-- start of Exercise input --

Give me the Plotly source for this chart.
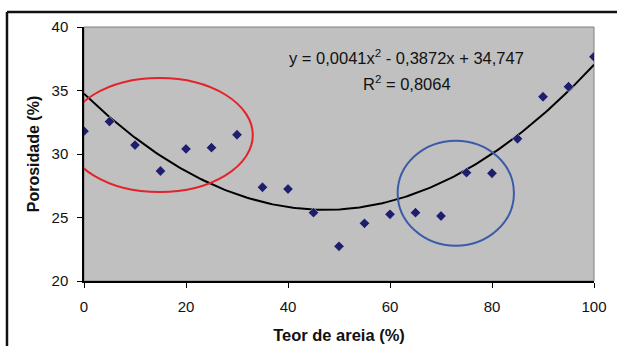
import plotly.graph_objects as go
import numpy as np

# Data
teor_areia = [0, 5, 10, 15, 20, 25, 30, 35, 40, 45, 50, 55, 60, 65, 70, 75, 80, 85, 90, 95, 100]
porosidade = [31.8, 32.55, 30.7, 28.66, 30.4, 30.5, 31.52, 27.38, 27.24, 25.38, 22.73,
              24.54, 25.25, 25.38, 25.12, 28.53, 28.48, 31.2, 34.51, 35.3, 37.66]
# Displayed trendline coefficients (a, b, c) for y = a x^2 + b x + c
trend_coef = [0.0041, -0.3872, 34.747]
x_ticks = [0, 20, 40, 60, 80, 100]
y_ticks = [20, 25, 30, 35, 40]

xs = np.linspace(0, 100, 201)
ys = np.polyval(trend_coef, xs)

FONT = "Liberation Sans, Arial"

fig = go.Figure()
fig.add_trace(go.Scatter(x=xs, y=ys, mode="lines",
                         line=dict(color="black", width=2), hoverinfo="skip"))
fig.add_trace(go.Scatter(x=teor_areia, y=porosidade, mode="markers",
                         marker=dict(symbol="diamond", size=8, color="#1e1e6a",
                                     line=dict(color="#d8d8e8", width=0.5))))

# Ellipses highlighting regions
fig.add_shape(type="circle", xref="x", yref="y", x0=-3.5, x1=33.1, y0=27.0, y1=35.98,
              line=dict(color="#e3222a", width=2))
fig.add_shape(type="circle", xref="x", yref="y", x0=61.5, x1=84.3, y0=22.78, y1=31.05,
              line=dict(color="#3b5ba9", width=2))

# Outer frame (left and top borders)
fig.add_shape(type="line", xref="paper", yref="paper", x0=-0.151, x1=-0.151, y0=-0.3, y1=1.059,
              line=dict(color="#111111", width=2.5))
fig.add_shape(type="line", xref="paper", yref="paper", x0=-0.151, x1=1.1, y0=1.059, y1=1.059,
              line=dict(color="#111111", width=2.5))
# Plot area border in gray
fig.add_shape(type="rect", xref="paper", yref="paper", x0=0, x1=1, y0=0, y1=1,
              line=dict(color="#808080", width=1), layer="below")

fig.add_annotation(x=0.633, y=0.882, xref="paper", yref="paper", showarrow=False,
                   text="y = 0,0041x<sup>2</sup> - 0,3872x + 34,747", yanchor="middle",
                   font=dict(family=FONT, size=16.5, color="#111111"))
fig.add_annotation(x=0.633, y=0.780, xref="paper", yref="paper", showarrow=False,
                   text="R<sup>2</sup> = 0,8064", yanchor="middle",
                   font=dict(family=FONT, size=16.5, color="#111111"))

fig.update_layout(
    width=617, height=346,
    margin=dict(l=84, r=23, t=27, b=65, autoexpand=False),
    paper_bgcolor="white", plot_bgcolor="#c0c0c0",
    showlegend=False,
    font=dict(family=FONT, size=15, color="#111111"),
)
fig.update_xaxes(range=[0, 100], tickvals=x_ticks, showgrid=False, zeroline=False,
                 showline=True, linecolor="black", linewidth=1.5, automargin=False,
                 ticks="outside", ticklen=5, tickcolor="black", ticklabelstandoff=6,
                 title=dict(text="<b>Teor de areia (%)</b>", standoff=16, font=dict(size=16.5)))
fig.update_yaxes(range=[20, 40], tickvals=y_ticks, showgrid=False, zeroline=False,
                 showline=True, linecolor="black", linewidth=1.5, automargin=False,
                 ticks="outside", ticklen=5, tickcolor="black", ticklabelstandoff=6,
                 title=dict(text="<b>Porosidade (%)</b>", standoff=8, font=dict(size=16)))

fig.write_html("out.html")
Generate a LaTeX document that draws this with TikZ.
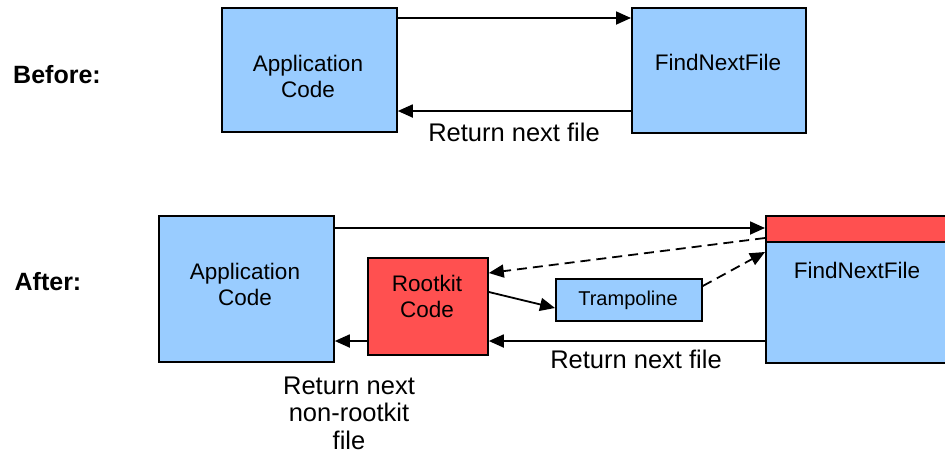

-- end of Exercise input --

What the task requires – Copy every line above word for word and exclude the pictures.

Exercise response –
Give me the Plotly source for this chart.
import plotly.graph_objects as go
import numpy as np

# Data
teor_areia = [0, 5, 10, 15, 20, 25, 30, 35, 40, 45, 50, 55, 60, 65, 70, 75, 80, 85, 90, 95, 100]
porosidade = [31.8, 32.55, 30.7, 28.66, 30.4, 30.5, 31.52, 27.38, 27.24, 25.38, 22.73,
              24.54, 25.25, 25.38, 25.12, 28.53, 28.48, 31.2, 34.51, 35.3, 37.66]
# Displayed trendline coefficients (a, b, c) for y = a x^2 + b x + c
trend_coef = [0.0041, -0.3872, 34.747]
x_ticks = [0, 20, 40, 60, 80, 100]
y_ticks = [20, 25, 30, 35, 40]

xs = np.linspace(0, 100, 201)
ys = np.polyval(trend_coef, xs)

FONT = "Liberation Sans, Arial"

fig = go.Figure()
fig.add_trace(go.Scatter(x=xs, y=ys, mode="lines",
                         line=dict(color="black", width=2), hoverinfo="skip"))
fig.add_trace(go.Scatter(x=teor_areia, y=porosidade, mode="markers",
                         marker=dict(symbol="diamond", size=8, color="#1e1e6a",
                                     line=dict(color="#d8d8e8", width=0.5))))

# Ellipses highlighting regions
fig.add_shape(type="circle", xref="x", yref="y", x0=-3.5, x1=33.1, y0=27.0, y1=35.98,
              line=dict(color="#e3222a", width=2))
fig.add_shape(type="circle", xref="x", yref="y", x0=61.5, x1=84.3, y0=22.78, y1=31.05,
              line=dict(color="#3b5ba9", width=2))

# Outer frame (left and top borders)
fig.add_shape(type="line", xref="paper", yref="paper", x0=-0.151, x1=-0.151, y0=-0.3, y1=1.059,
              line=dict(color="#111111", width=2.5))
fig.add_shape(type="line", xref="paper", yref="paper", x0=-0.151, x1=1.1, y0=1.059, y1=1.059,
              line=dict(color="#111111", width=2.5))
# Plot area border in gray
fig.add_shape(type="rect", xref="paper", yref="paper", x0=0, x1=1, y0=0, y1=1,
              line=dict(color="#808080", width=1), layer="below")

fig.add_annotation(x=0.633, y=0.882, xref="paper", yref="paper", showarrow=False,
                   text="y = 0,0041x<sup>2</sup> - 0,3872x + 34,747", yanchor="middle",
                   font=dict(family=FONT, size=16.5, color="#111111"))
fig.add_annotation(x=0.633, y=0.780, xref="paper", yref="paper", showarrow=False,
                   text="R<sup>2</sup> = 0,8064", yanchor="middle",
                   font=dict(family=FONT, size=16.5, color="#111111"))

fig.update_layout(
    width=617, height=346,
    margin=dict(l=84, r=23, t=27, b=65, autoexpand=False),
    paper_bgcolor="white", plot_bgcolor="#c0c0c0",
    showlegend=False,
    font=dict(family=FONT, size=15, color="#111111"),
)
fig.update_xaxes(range=[0, 100], tickvals=x_ticks, showgrid=False, zeroline=False,
                 showline=True, linecolor="black", linewidth=1.5, automargin=False,
                 ticks="outside", ticklen=5, tickcolor="black", ticklabelstandoff=6,
                 title=dict(text="<b>Teor de areia (%)</b>", standoff=16, font=dict(size=16.5)))
fig.update_yaxes(range=[20, 40], tickvals=y_ticks, showgrid=False, zeroline=False,
                 showline=True, linecolor="black", linewidth=1.5, automargin=False,
                 ticks="outside", ticklen=5, tickcolor="black", ticklabelstandoff=6,
                 title=dict(text="<b>Porosidade (%)</b>", standoff=8, font=dict(size=16)))

fig.write_html("out.html")
Generate a LaTeX document that draws this with TikZ.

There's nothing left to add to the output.